Closed Yafaa closed 7 months ago
Hello!
As you can see in the documentation, there is the DocxToTextConverter
to extract text from docx.
If this doesn't work for you, I suggest trying the TikaConverter
class: Apache Tika can extract text from a myriad of different formats.
Hi This feature request is not about docx files but doc files which is not supported yet by haystack and DocxToTextConverter does not enable to convert doc files
@Yafaa You're right that the DocxToTextConverter
currently cannot handle the older .doc
format.
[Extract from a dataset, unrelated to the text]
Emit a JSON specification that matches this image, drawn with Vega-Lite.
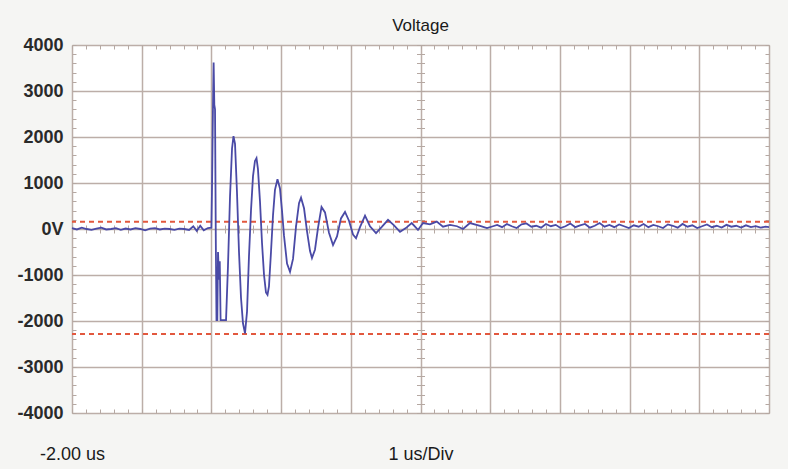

Trying our tutorial 8 (preprocessing) on colab with an older .doc
file, I can confirm that I get the error message:
ValueError: file 'data/tutorial8/sample_doc.doc' is not a Word file, content type is 'application/vnd.openxmlformats-officedocument.themeManager+xml'
A quick workaround for you could be to convert your .doc
to .docx
and then use the DocxToTextConverter
.
https://github.com/python-openxml/python-docx/issues/229#issuecomment-430611713
I will move this issue to our backlog so that we can work on a better solution. Community contributions welcome! 👍
Just saw your PR. 👍
Is your feature request related to a problem? Please describe. Haystack provide many file converter but a doc file converter is not implemented yet for those kind of files
Describe the solution you'd like Add a doc converter so every time I have documents in doc format I can use haystack to convert them.